⟨

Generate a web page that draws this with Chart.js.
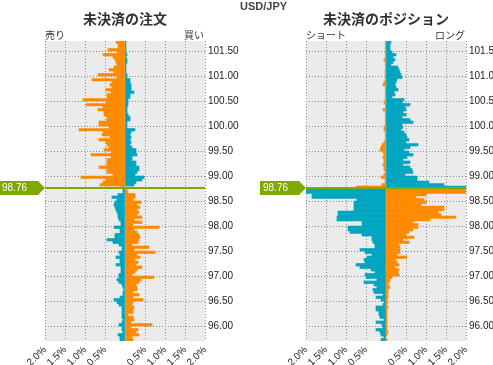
<!DOCTYPE html>
<html>
<head>
<meta charset="utf-8">
<script src="https://cdn.jsdelivr.net/npm/chart.js@4.4.1/dist/chart.umd.min.js"></script>
<style>
body { margin: 0; background: #fff; width: 493px; height: 365px; overflow: hidden; position: relative; }
.box { position: absolute; top: 0; height: 365px; }
#leftBox { left: 0; width: 255px; }
#rightBox { left: 255px; width: 238px; }
#pair { position: absolute; left: 240px; top: 0px; font: bold 11px "Liberation Sans", Arial, sans-serif; color: #444; }
</style>
</head>
<body>
<div class="box" id="leftBox"><canvas id="orderChart"></canvas></div>
<div class="box" id="rightBox"><canvas id="positionChart"></canvas></div>
<div id="pair">USD/JPY</div>
<script>
// price bins (lower edge of each 0.05 bucket, top to bottom)
var priceLevels = [
  101.65,101.60,101.55,101.50,101.45,101.40,101.35,101.30,101.25,101.20,
  101.15,101.10,101.05,101.00,100.95,100.90,100.85,100.80,100.75,100.70,
  100.65,100.60,100.55,100.50,100.45,100.40,100.35,100.30,100.25,100.20,
  100.15,100.10,100.05,100.00,99.95,99.90,99.85,99.80,99.75,99.70,
  99.65,99.60,99.55,99.50,99.45,99.40,99.35,99.30,99.25,99.20,
  99.15,99.10,99.05,99.00,98.95,98.90,98.85,98.80,98.75,98.70,
  98.65,98.60,98.55,98.50,98.45,98.40,98.35,98.30,98.25,98.20,
  98.15,98.10,98.05,98.00,97.95,97.90,97.85,97.80,97.75,97.70,
  97.65,97.60,97.55,97.50,97.45,97.40,97.35,97.30,97.25,97.20,
  97.15,97.10,97.05,97.00,96.95,96.90,96.85,96.80,96.75,96.70,
  96.65,96.60,96.55,96.50,96.45,96.40,96.35,96.30,96.25,96.20,
  96.15,96.10,96.05,96.00,95.95,95.90,95.85,95.80,95.75,95.70
];
var binWidth = 0.05;
var currentPrice = 98.76;

// open orders, % (left = sell side, right = buy side)
var orderSell = [
  0.225,0.175,0.175,0.425,0.2,0.55,0.3,0.25,0.225,0.2,
  0.275,0.4,0.275,0.675,0.2,0.825,0.325,0.375,0.325,0.475,
  0.35,0.45,0.45,1.05,0.475,0.975,0.55,0.675,0.525,0.525,
  0.45,0.45,0.65,0.65,0.4,1.15,0.55,0.575,0.375,0.65,
  0.475,0.45,0.4,0.525,0.35,0.85,0.35,0.45,0.45,0.45,
  0.65,0.45,0.45,0.3,1.1,0.475,0.55,0.625,0.1,0.05,
  0.05,0.175,0.325,0.2,0.25,0.275,0.25,0.225,0.2,0.175,
  0.175,0.15,0.1,0.1,0.275,0.125,0.125,0.25,0.25,0.45,
  0.3,0.15,0.075,0.075,0.15,0.125,0.225,0.125,0.125,0.225,
  0.1,0.1,0.1,0.15,0.15,0.2,0.15,0.075,0.05,0.025,
  0.05,0.05,0.125,0.275,0.2,0.15,0.075,0.075,0.075,0.075,
  0.075,0.05,0.075,0.15,0.075,0.075,0.05,0.175,0.125,0.125
];
var orderBuy = [
  0.025,0.025,0.025,0.025,0.025,0.05,0.025,0.05,0.05,0.025,
  0.025,0.025,0.025,0.05,0.05,0.125,0.125,0.15,0.15,0.15,
  0.225,0.125,0.125,0.075,0.075,0.075,0.05,0.05,0.05,0.075,
  0.125,0.125,0.05,0.05,0.05,0.25,0.15,0.125,0.15,0.125,
  0.15,0.125,0.175,0.275,0.275,0.3,0.175,0.175,0.275,0.275,
  0.35,0.35,0.3,0.25,0.475,0.425,0.275,0.225,0,0.05,
  0.075,0.25,0.25,0.2,0.4,0.3,0.375,0.3,0.35,0.3,
  0.425,0.225,0.425,0.2,0.85,0.225,0.3,0.35,0.375,0.35,
  0.325,0.175,0.6,0.225,0.75,0.3,0.375,0.25,0.325,0.275,
  0.425,0.3,0.25,0.175,0.725,0.4,0.35,0.275,0.3,0.3,
  0.2,0.35,0.2,0.45,0.2,0.175,0.225,0.2,0.2,0.075,
  0.2,0.225,0.15,0.675,0.15,0.325,0.275,0.35,0.175,0.2
];

// open positions, % (left = short, right = long)
var positionShort = [
  0.02,0.02,0.02,0.02,0.02,0.02,0.02,0.05,0.02,0.02,
  0.02,0.02,0.025,0.02,0.02,0.02,0.05,0.075,0.02,0.02,
  0.02,0.02,0.02,0.02,0.05,0.02,0.02,0.075,0.02,0.02,
  0.02,0.02,0.02,0.02,0.05,0.05,0.02,0.02,0.02,0.02,
  0.05,0.1,0.125,0.15,0.075,0.05,0.075,0.05,0.05,0.075,
  0.05,0.05,0.02,0.05,0.125,0.025,0.02,0.1,0.75,2.1,
  2.0,1.85,1.85,0.725,0.8,0.8,0.8,0.8,1.2,1.2,
  1.225,1.225,0.6,0.6,0.95,0.95,0.9,0.6,0.35,0.35,
  0.325,0.275,0.275,0.65,0.525,0.35,0.475,0.55,0.525,0.75,
  0.65,0.375,0.275,0.525,0.5,0.225,0.55,0.3,0.225,0.325,
  0.3,0.075,0.25,0.125,0.05,0.075,0.25,0.25,0.175,0.175,
  0.15,0.05,0.25,0.1,0.075,0.25,0.15,0.125,0.05,0.125
];
var positionLong = [
  0.125,0.1,0.1,0.1,0.15,0.25,0.175,0.225,0.175,0.125,
  0.3,0.325,0.35,0.375,0.4,0.275,0.25,0.225,0.25,0.3,
  0.2,0.225,0.15,0.45,0.4,0.6,0.475,0.5,0.425,0.5,
  0.4,0.6,0.675,0.4,0.425,0.375,0.45,0.5,0.525,0.575,
  0.5,0.8,0.6,0.45,0.575,0.675,0.525,0.425,0.6,0.425,
  0.6,0.65,0.675,0.475,0.775,0.775,1.075,1.45,2.2,2.1,
  2.1,1.0,0.75,0.95,1.0,0.875,1.45,1.45,1.3,1.375,
  1.75,1.1,0.675,0.8,0.8,0.675,0.575,0.5,0.7,0.425,
  0.575,0.325,0.35,0.35,0.35,0.275,0.525,0.225,0.275,0.325,
  0.225,0.325,0.3,0.325,0.15,0.1,0.075,0.05,0.1,0.05,
  0.05,0.05,0.05,0.025,0.05,0.025,0.05,0.025,0.025,0.025,
  0.025,0.025,0.025,0.025,0.025,0.025,0.05,0.025,0,0.025
];

var priceTicks = [96.00, 96.50, 97.00, 97.50, 98.00, 98.50, 99.00, 99.50, 100.00, 100.50, 101.00, 101.50];
var percentTicks = [-2, -1.5, -1, -0.5, 0, 0.5, 1, 1.5, 2];

var orange = '#ff8a00';
var teal = '#00a5bf';
var green = '#7fa800';
var labelFont = '"Liberation Sans", Arial, sans-serif';
var jpFont = '"Noto Sans CJK JP", sans-serif';

var decor = {
  id: 'decor',
  beforeDraw: function(chart) {
    var a = chart.chartArea, ctx = chart.ctx;
    ctx.save();
    ctx.fillStyle = '#ebebeb';
    ctx.fillRect(a.left, a.top, a.right - a.left, a.bottom - a.top);
    ctx.restore();
  },
  afterDraw: function(chart, args, opts) {
    var a = chart.chartArea, ctx = chart.ctx;
    var mid = (a.left + a.right) / 2;
    ctx.save();
    ctx.fillStyle = '#333';
    ctx.textBaseline = 'alphabetic';
    ctx.font = 'bold 14px ' + jpFont;
    ctx.textAlign = 'center';
    ctx.fillText(opts.title, mid, 24);
    ctx.font = '10px ' + jpFont;
    ctx.textAlign = 'left';
    ctx.fillText(opts.leftLabel, a.left, 39);
    ctx.textAlign = 'right';
    ctx.fillText(opts.rightLabel, a.right - 1, 39);

    // current price line and tag
    var y = chart.scales.y.getPixelForValue(currentPrice);
    ctx.strokeStyle = green;
    ctx.lineWidth = 2;
    ctx.beginPath();
    ctx.moveTo(a.left, y);
    ctx.lineTo(a.right, y);
    ctx.stroke();
    ctx.fillStyle = green;
    ctx.beginPath();
    ctx.moveTo(a.left - 46, y - 7);
    ctx.lineTo(a.left - 7, y - 7);
    ctx.lineTo(a.left, y);
    ctx.lineTo(a.left - 7, y + 7);
    ctx.lineTo(a.left - 46, y + 7);
    ctx.closePath();
    ctx.fill();
    ctx.fillStyle = '#fff';
    ctx.font = '10px ' + labelFont;
    ctx.textAlign = 'left';
    ctx.textBaseline = 'middle';
    ctx.fillText(currentPrice.toFixed(2), a.left - 43, y + 0.5);
    ctx.restore();
  }
};

function sideColor(aboveColor, belowColor) {
  return function(c) {
    if (!c.raw) return aboveColor;
    return c.raw.y > currentPrice ? aboveColor : belowColor;
  };
}

function makeChart(id, leftValues, rightValues, title, leftLabel, rightLabel, padLeft, axisWidth) {
  return new Chart(document.getElementById(id), {
    type: 'bar',
    data: {
      datasets: [
        {
          label: leftLabel,
          stack: 'book',
          data: priceLevels.map(function(p, i) { return { x: -leftValues[i], y: p + binWidth / 2 }; }),
          backgroundColor: sideColor(orange, teal),
          borderWidth: 0,
          barPercentage: 1,
          categoryPercentage: 1
        },
        {
          label: rightLabel,
          stack: 'book',
          data: priceLevels.map(function(p, i) { return { x: rightValues[i], y: p + binWidth / 2 }; }),
          backgroundColor: sideColor(teal, orange),
          borderWidth: 0,
          barPercentage: 1,
          categoryPercentage: 1
        }
      ]
    },
    options: {
      indexAxis: 'y',
      responsive: true,
      maintainAspectRatio: false,
      animation: false,
      layout: { padding: { left: padLeft, top: 41, right: 0, bottom: 0 } },
      plugins: {
        legend: { display: false },
        tooltip: { enabled: false },
        decor: { title: title, leftLabel: leftLabel, rightLabel: rightLabel }
      },
      scales: {
        x: {
          type: 'linear',
          stacked: true,
          min: -2,
          max: 2,
          afterBuildTicks: function(s) { s.ticks = percentTicks.map(function(v) { return { value: v }; }); },
          afterFit: function(s) { s.height = 24; },
          ticks: {
            autoSkip: false,
            minRotation: 45,
            maxRotation: 45,
            padding: 3,
            color: '#222',
            font: { family: labelFont, size: 10 },
            callback: function(v) { return v === 0 ? '' : Math.abs(v).toFixed(1) + '%'; }
          },
          grid: { color: '#8c8c8c', drawTicks: false },
          border: { display: false, dash: [1, 2] }
        },
        y: {
          type: 'linear',
          position: 'right',
          offset: false,
          min: 95.70,
          max: 101.70,
          afterBuildTicks: function(s) { s.ticks = priceTicks.map(function(v) { return { value: v }; }); },
          afterFit: function(s) { s.width = axisWidth; },
          ticks: {
            padding: 3,
            color: '#222',
            font: { family: labelFont, size: 10 },
            callback: function(v) { return Number(v).toFixed(2); }
          },
          grid: { color: '#8c8c8c', drawTicks: false, offset: false },
          border: { display: false, dash: [1, 2] }
        }
      }
    },
    plugins: [decor]
  });
}

makeChart('orderChart', orderSell, orderBuy, '未決済の注文', '売り', '買い', 45, 50);
makeChart('positionChart', positionShort, positionLong, '未決済のポジション', 'ショート', 'ロング', 51, 27);
</script>
</body>
</html>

⟩

REQUIREMENT:
Write out exactly the opening lines of the data, stopping after the line that holds "var currentPrice = 98.76;". Exclude pictures.

SOLUTION TO THIS EXERCISE:
Generate a web page that draws this with Chart.js.
<!DOCTYPE html>
<html>
<head>
<meta charset="utf-8">
<script src="https://cdn.jsdelivr.net/npm/chart.js@4.4.1/dist/chart.umd.min.js"></script>
<style>
body { margin: 0; background: #fff; width: 493px; height: 365px; overflow: hidden; position: relative; }
.box { position: absolute; top: 0; height: 365px; }
#leftBox { left: 0; width: 255px; }
#rightBox { left: 255px; width: 238px; }
#pair { position: absolute; left: 240px; top: 0px; font: bold 11px "Liberation Sans", Arial, sans-serif; color: #444; }
</style>
</head>
<body>
<div class="box" id="leftBox"><canvas id="orderChart"></canvas></div>
<div class="box" id="rightBox"><canvas id="positionChart"></canvas></div>
<div id="pair">USD/JPY</div>
<script>
// price bins (lower edge of each 0.05 bucket, top to bottom)
var priceLevels = [
  101.65,101.60,101.55,101.50,101.45,101.40,101.35,101.30,101.25,101.20,
  101.15,101.10,101.05,101.00,100.95,100.90,100.85,100.80,100.75,100.70,
  100.65,100.60,100.55,100.50,100.45,100.40,100.35,100.30,100.25,100.20,
  100.15,100.10,100.05,100.00,99.95,99.90,99.85,99.80,99.75,99.70,
  99.65,99.60,99.55,99.50,99.45,99.40,99.35,99.30,99.25,99.20,
  99.15,99.10,99.05,99.00,98.95,98.90,98.85,98.80,98.75,98.70,
  98.65,98.60,98.55,98.50,98.45,98.40,98.35,98.30,98.25,98.20,
  98.15,98.10,98.05,98.00,97.95,97.90,97.85,97.80,97.75,97.70,
  97.65,97.60,97.55,97.50,97.45,97.40,97.35,97.30,97.25,97.20,
  97.15,97.10,97.05,97.00,96.95,96.90,96.85,96.80,96.75,96.70,
  96.65,96.60,96.55,96.50,96.45,96.40,96.35,96.30,96.25,96.20,
  96.15,96.10,96.05,96.00,95.95,95.90,95.85,95.80,95.75,95.70
];
var binWidth = 0.05;
var currentPrice = 98.76;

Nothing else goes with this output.